Jonathan Meades, Father to the Man
This is a road of which we can all be proud.
Margaret Thatcher, M25 opening ceremony
As to the buildings themselves… it is usually supposed that they must of necessity be ugly. There would be no serious difficulty in making them beautiful.
William Morris, A Factory As It Might Be
The M25 orbital motorway, lined with millions of trees, carries hundreds of thousands of cars every day through the Green Belt, which in turn penetrates the perimeter of the outer London boroughs.Almost a quarter of the land in the capital is designated as Green Belt. Half of this is farmland, and most of it is less environmentally valuable or publicly accessible than might be imagined. These fields, golf courses, airstrips, and waste treatment plants are increasingly under pressure from the growth of London.
London’s Green Belt and the M25 create a series of conflicting and overlapping ‘inbetween’ conditions of town, suburb and countryside; industrial estates, factories and distribution centres between fields, and working farms at the edge of the city.
In ‘News from Nowhere’, William Morris imagined a future England as a productive garden of decentralised light industry, where beautiful factories would act as centres of education and harmonious communal gathering.
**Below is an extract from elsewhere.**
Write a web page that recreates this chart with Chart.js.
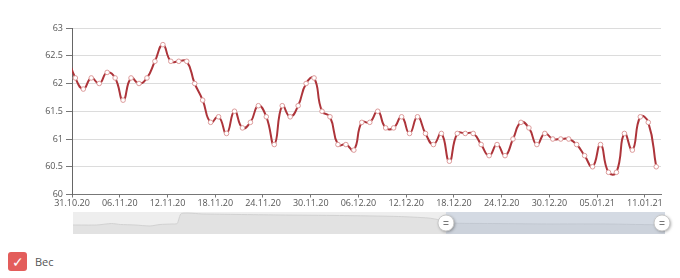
<!DOCTYPE html>
<html>
<head>
<meta charset="utf-8">
<script src="https://cdn.jsdelivr.net/npm/chart.js@4"></script>
<style>
  body { margin: 0; background: #fff; width: 680px; height: 278px; overflow: hidden; position: relative; font-family: "Open Sans", sans-serif; }
  #mainWrap { position: absolute; left: 0; top: 0; width: 680px; height: 212px; }
  #navWrap { position: absolute; left: 73px; top: 211px; width: 612px; height: 24px; }
  #legend { position: absolute; left: 8px; top: 252px; height: 19px; display: flex; align-items: center; }
  #legend .box { width: 19px; height: 19px; border-radius: 3px; background: #e35d5b; color: #fff; font-size: 14px; line-height: 19px; text-align: center; }
  #legend .txt { margin-left: 8px; font-size: 11px; color: #555; }
</style>
</head>
<body>
<div id="mainWrap"><canvas id="chart1" width="680" height="212"></canvas></div>
<div id="navWrap"><canvas id="chart2" width="612" height="24"></canvas></div>
<div id="legend"><div class="box">✓</div><div class="txt">Вес</div></div>
<script>
//weight, one reading a day (index 0 = 31.10.20), the one before is cut off by the axis
const weightBefore = 62.5
const weight = [
  62.1, 61.9, 62.1, 62.0, 62.2, 62.1, 61.7, 62.1, 62.0, 62.1, 62.4, 62.7,
  62.4, 62.4, 62.4, 62.0, 61.7, 61.3, 61.4, 61.1, 61.5, 61.2, 61.3, 61.6, 61.4,
  60.9, 61.6, 61.4, 61.6, 62.0, 62.1, 61.5, 61.4, 60.9, 60.9, 60.8, 61.3, 61.3,
  61.5, 61.2, 61.2, 61.4, 61.1, 61.4, 61.1, 60.9, 61.1, 60.6, 61.1, 61.1,
  61.1, 60.9, 60.7, 60.9, 60.7, 61.0, 61.3, 61.2, 60.9, 61.1, 61.0, 61.0, 61.0,
  60.9, 60.7, 60.5, 60.9, 60.4, 60.4, 61.1, 60.8, 61.4, 61.3, 60.5
];
//x tick labels, every 6 days
const tickLabels = ['31.10.20', '06.11.20', '12.11.20', '18.11.20', '24.11.20', '30.11.20',
  '06.12.20', '12.12.20', '18.12.20', '24.12.20', '30.12.20', '05.01.21', '11.01.21'];
const firstTick = -0.42   // readings are taken a bit after midnight
const tickStep = 6

//scrollbar preview (position in % of track, height in px)
const previewPos = [0, 4, 6.5, 8, 10.5, 13, 14.7, 16.7, 17.6, 18.3, 22, 35, 45, 55, 60, 62, 64, 70, 80, 90, 100];
const previewHeight = [9, 9, 10.5, 9.5, 9, 8, 9.5, 10, 10.5, 20.5, 20, 19, 18.5, 17.5, 16, 14, 11, 10.5, 10, 10, 9];
const selStart = 63   // % of track where the selected window starts

var pts = [{x: -1, y: weightBefore}];
for (var i = 0; i < weight.length; i++) {
  pts.push({x: i, y: weight[i]});
}

const labelFont = {family: 'Open Sans', size: 9};

const config = {
  type: 'line',
  data: {
    datasets: [{
      label: 'Вес',
      data: pts,
      borderColor: '#ad343a',
      borderWidth: 2,
      tension: 0.5,
      pointRadius: 2.3,
      pointBorderWidth: 1,
      pointBackgroundColor: '#fff',
      pointBorderColor: '#dc9a9a'
    }]
  },
  options: {
    responsive: false,
    animation: false,
    layout: {padding: {top: 28, right: 19, left: 0, bottom: 0}},
    plugins: {legend: {display: false}, tooltip: {enabled: false}},
    scales: {
      x: {
        type: 'linear',
        min: firstTick,
        max: 73.6,
        afterBuildTicks: function (scale) {
          scale.ticks = tickLabels.map(function (t, k) { return {value: firstTick + tickStep * k}; });
        },
        afterFit: function (scale) { scale.height = 17.5; },
        grid: {drawOnChartArea: false, drawTicks: true, tickLength: 3, tickColor: '#777'},
        border: {color: '#777', width: 1},
        ticks: {
          autoSkip: false,
          maxRotation: 0,
          padding: 1,
          color: '#555',
          font: labelFont,
          callback: function (v, idx) { return tickLabels[idx]; }
        }
      },
      y: {
        min: 60,
        max: 63,
        afterFit: function (scale) { scale.width = 72; },
        grid: {color: '#dcdcdc', tickLength: 6, tickColor: '#777'},
        border: {color: '#666', width: 1},
        ticks: {
          stepSize: 0.5, padding: 3, color: '#555', font: labelFont,
          callback: function (v) { return String(Math.round(v * 10) / 10); }
        }
      }
    }
  }
};

const chart1 = new Chart(document.getElementById('chart1'), config);

//scrollbar: track, selected window and grips
const trackW = 592;
const navDeco = {
  id: 'navDeco',
  beforeDatasetsDraw: function (chart) {
    var c = chart.ctx;
    c.save();
    c.fillStyle = '#eeeeee';
    c.fillRect(0, 1, trackW, 22);
    c.restore();
  },
  afterDatasetsDraw: function (chart) {
    var c = chart.ctx;
    var x0 = trackW * selStart / 100;
    c.save();
    c.fillStyle = 'rgba(160,180,205,0.33)';
    c.fillRect(x0, 1, trackW - x0, 22);
    [x0, trackW - 3].forEach(function (gx) {
      c.save();
      c.shadowColor = 'rgba(0,0,0,0.35)';
      c.shadowBlur = 3;
      c.shadowOffsetX = 1;
      c.shadowOffsetY = 1;
      c.beginPath();
      c.arc(gx, 12, 8, 0, Math.PI * 2);
      c.fillStyle = '#fff';
      c.fill();
      c.restore();
      c.strokeStyle = '#c8c8c8';
      c.lineWidth = 1;
      c.beginPath();
      c.arc(gx, 12, 8, 0, Math.PI * 2);
      c.stroke();
      c.strokeStyle = '#777';
      c.beginPath();
      c.moveTo(gx - 2.5, 10.5); c.lineTo(gx + 2.5, 10.5);
      c.moveTo(gx - 2.5, 13.5); c.lineTo(gx + 2.5, 13.5);
      c.stroke();
    });
    c.restore();
  }
};

var navPts = previewPos.map(function (p, k) { return {x: p, y: previewHeight[k]}; });

const chart2 = new Chart(document.getElementById('chart2'), {
  type: 'line',
  data: {
    datasets: [{
      data: navPts,
      borderColor: '#d2d2d2',
      borderWidth: 1,
      backgroundColor: '#e2e2e2',
      fill: 'start',
      pointRadius: 0,
      tension: 0.2
    }]
  },
  options: {
    responsive: false,
    animation: false,
    layout: {padding: {top: 1, bottom: 1, left: 0, right: 612 - trackW}},
    plugins: {legend: {display: false}, tooltip: {enabled: false}},
    scales: {
      x: {type: 'linear', display: false, min: 0, max: 100},
      y: {display: false, min: 0, max: 22}
    }
  },
  plugins: [navDeco]
});
</script>
</body>
</html>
Does London’s Green Belt provide the starting point for a new productive landscape?
Each student explored and mapped a strip of this zone, from the M25 to the innermost edge of the Green Belt, studying its use and its contemporary vernacular architecture.
Based on our research, the studio has proposed a network of new industrial archetypes across this territory, with each student designing a productive building based on Morris’s explicitly utopian vision of a Factory As It Might Be.